[begin Data segment]

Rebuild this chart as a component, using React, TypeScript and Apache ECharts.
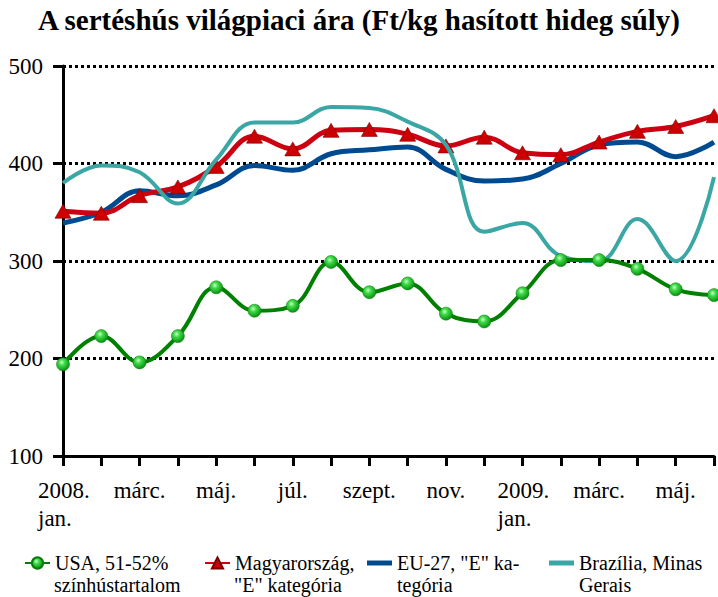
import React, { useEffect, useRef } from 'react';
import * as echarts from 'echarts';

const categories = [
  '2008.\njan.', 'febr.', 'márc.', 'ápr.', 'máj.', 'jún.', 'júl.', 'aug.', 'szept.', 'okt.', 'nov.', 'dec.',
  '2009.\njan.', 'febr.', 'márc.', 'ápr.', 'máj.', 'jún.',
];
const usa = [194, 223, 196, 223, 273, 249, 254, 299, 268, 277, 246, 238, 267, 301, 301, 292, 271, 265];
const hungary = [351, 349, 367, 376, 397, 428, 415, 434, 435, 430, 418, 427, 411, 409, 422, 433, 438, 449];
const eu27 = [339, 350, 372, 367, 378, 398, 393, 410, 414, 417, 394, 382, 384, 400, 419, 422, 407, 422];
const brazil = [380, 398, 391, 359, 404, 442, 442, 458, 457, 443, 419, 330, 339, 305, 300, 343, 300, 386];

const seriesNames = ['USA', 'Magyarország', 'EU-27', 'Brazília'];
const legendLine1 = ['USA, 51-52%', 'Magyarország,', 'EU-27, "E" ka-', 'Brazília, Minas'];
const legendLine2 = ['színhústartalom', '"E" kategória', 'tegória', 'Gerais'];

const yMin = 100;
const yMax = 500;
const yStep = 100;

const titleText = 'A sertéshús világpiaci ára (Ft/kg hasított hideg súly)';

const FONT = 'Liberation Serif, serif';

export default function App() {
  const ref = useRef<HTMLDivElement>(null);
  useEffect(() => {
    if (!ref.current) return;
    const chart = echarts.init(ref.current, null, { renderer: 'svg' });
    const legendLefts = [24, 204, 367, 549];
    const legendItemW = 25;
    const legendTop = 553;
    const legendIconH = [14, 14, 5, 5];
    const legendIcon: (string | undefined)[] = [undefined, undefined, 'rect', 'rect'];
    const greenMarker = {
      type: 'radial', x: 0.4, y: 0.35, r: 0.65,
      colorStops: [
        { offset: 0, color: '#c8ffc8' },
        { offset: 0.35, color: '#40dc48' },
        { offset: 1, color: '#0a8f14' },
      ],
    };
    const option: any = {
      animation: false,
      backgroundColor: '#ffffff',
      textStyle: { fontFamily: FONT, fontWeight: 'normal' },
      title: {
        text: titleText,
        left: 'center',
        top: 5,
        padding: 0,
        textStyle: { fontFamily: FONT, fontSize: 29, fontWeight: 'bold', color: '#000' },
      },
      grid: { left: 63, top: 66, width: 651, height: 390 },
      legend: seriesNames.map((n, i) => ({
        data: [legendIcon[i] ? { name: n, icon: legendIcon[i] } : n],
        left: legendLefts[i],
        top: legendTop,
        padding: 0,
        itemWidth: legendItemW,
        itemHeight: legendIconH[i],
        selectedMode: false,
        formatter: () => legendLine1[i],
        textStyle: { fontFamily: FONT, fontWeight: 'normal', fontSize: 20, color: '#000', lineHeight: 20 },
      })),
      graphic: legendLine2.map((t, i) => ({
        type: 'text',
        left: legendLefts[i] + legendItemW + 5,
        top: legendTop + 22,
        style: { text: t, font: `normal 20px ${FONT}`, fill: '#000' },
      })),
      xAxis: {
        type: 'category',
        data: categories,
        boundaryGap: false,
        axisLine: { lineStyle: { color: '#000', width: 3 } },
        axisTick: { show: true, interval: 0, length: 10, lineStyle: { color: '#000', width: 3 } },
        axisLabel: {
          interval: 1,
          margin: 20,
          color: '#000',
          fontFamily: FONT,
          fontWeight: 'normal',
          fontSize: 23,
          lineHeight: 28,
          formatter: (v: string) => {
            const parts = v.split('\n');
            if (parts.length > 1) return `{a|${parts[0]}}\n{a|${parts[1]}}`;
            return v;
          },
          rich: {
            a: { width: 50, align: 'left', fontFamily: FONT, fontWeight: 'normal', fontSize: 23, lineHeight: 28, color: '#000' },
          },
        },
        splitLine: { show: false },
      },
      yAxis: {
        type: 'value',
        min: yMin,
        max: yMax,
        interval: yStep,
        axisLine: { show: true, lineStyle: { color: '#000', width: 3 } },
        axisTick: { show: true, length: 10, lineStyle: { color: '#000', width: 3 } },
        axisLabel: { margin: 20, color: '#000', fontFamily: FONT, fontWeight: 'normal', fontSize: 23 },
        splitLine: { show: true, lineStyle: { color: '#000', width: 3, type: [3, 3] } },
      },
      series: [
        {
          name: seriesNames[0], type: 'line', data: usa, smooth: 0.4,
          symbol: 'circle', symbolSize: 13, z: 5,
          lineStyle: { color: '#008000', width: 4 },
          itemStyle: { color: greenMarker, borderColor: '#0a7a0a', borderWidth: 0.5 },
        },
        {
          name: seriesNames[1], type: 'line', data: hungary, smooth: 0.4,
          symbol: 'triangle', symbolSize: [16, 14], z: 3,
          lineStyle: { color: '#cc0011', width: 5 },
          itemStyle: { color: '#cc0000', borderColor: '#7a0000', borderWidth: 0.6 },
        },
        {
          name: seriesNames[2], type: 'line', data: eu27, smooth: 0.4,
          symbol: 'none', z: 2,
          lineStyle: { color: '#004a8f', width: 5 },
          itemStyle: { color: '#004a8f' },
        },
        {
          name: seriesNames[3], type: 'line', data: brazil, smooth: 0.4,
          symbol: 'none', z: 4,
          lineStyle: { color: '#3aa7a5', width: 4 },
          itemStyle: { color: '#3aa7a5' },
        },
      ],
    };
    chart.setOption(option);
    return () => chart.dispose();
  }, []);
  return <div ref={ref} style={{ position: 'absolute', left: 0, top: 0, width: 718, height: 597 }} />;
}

[end Data segment]

__Task goal__: Copy nothing but the lines from the top of the data down to the line containing "343, 300, 386];", and leave the pictures out.

__Result of the task__:
Rebuild this chart as a component, using React, TypeScript and Apache ECharts.
import React, { useEffect, useRef } from 'react';
import * as echarts from 'echarts';

const categories = [
  '2008.\njan.', 'febr.', 'márc.', 'ápr.', 'máj.', 'jún.', 'júl.', 'aug.', 'szept.', 'okt.', 'nov.', 'dec.',
  '2009.\njan.', 'febr.', 'márc.', 'ápr.', 'máj.', 'jún.',
];
const usa = [194, 223, 196, 223, 273, 249, 254, 299, 268, 277, 246, 238, 267, 301, 301, 292, 271, 265];
const hungary = [351, 349, 367, 376, 397, 428, 415, 434, 435, 430, 418, 427, 411, 409, 422, 433, 438, 449];
const eu27 = [339, 350, 372, 367, 378, 398, 393, 410, 414, 417, 394, 382, 384, 400, 419, 422, 407, 422];
const brazil = [380, 398, 391, 359, 404, 442, 442, 458, 457, 443, 419, 330, 339, 305, 300, 343, 300, 386];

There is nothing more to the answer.